The US Trade Representative also listed out a number of sectors where it says India is giving subsidies. These are:
Merchandise Exports from India Scheme
Export Oriented Units Scheme and sector specific schemes including Electronics Hardware Technology Parks Scheme;
Special Economic Zones;
Export Promotion Capital Goods Scheme;
Duty free imports for exporters program.
USTR alleges that India hasn't withdrawn subsidies even in sectors where its exemptions under WTO rules have expired. It alleges that India has increased the size and scope of these programs. "For example, India introduced the Merchandise Exports from India Scheme in 2015, which has rapidly expanded to include more than 8,000 eligible products, nearly double the number of products covered at its inception."
What are WTO rules?
India is due for a revision of its export subsidy programs under WTO rules. Under the world trade body's guidelines, the least developed and developing nations have the option to boost their exports under certain provisions. In India's case, the country is approaching the cut-off thresholds set by the WTO for various sectors.

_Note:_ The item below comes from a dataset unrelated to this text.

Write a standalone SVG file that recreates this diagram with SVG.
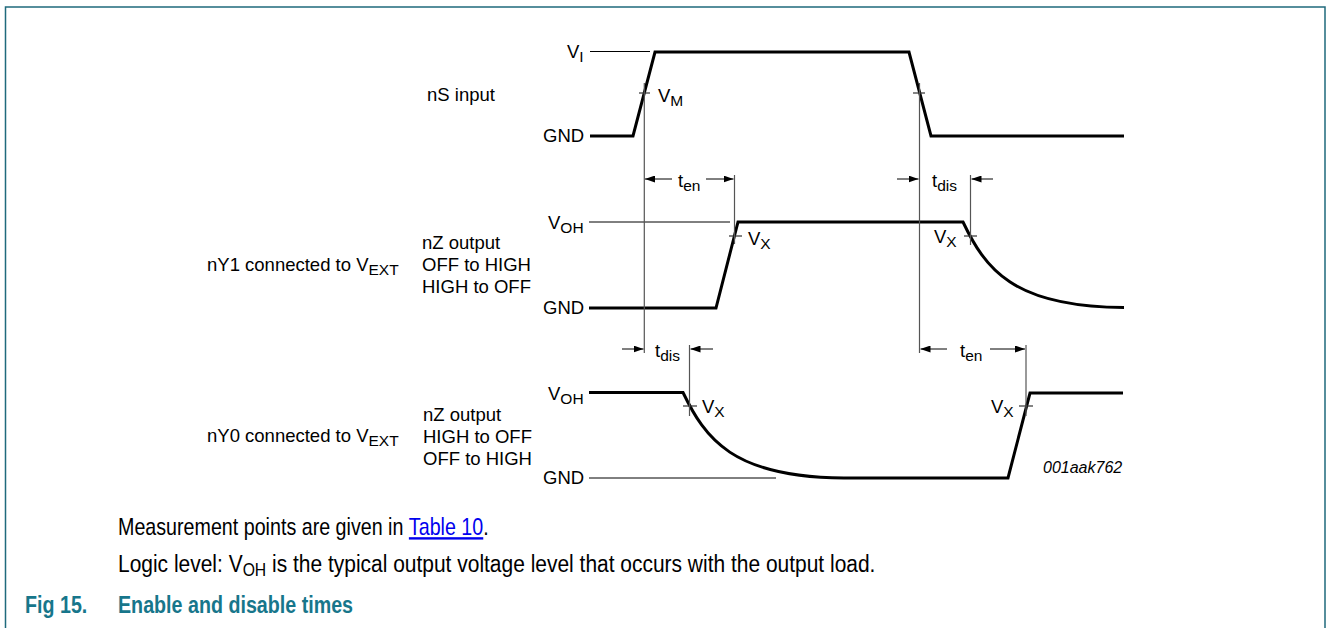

The apparel export is one such sector. The WTO stipulates that a country can give export subsidies to a sector whose share of total exports from the country is not above 3.25 percent, as long as its GNI per capita is less than $1,000 as per 1990 exchange rates. If exports from a specific sector breaches the 3.25 percent threshold in two straight years, the subsidy for that sector should be removed in the ensuing eight years. In the textile sector, exports crossed this limit in 2010, meaning that India should phase out the subsidies by the end of 2018. As the WTO guidelines are set clearly, India may not get more time to phase out subsidies in many key sectors. India's trade policy officials had, however, brushed aside concerns that India will soon have to roll back subsidies.
However, the US has alleged that India has ramped up its subsidy program in recent years. "In fact, India has increased the size and scope of these programs. For example, India introduced the Merchandise Exports from India Scheme in 2015, which has rapidly expanded to include more than 8,000 eligible products, nearly double the number of products covered at its inception."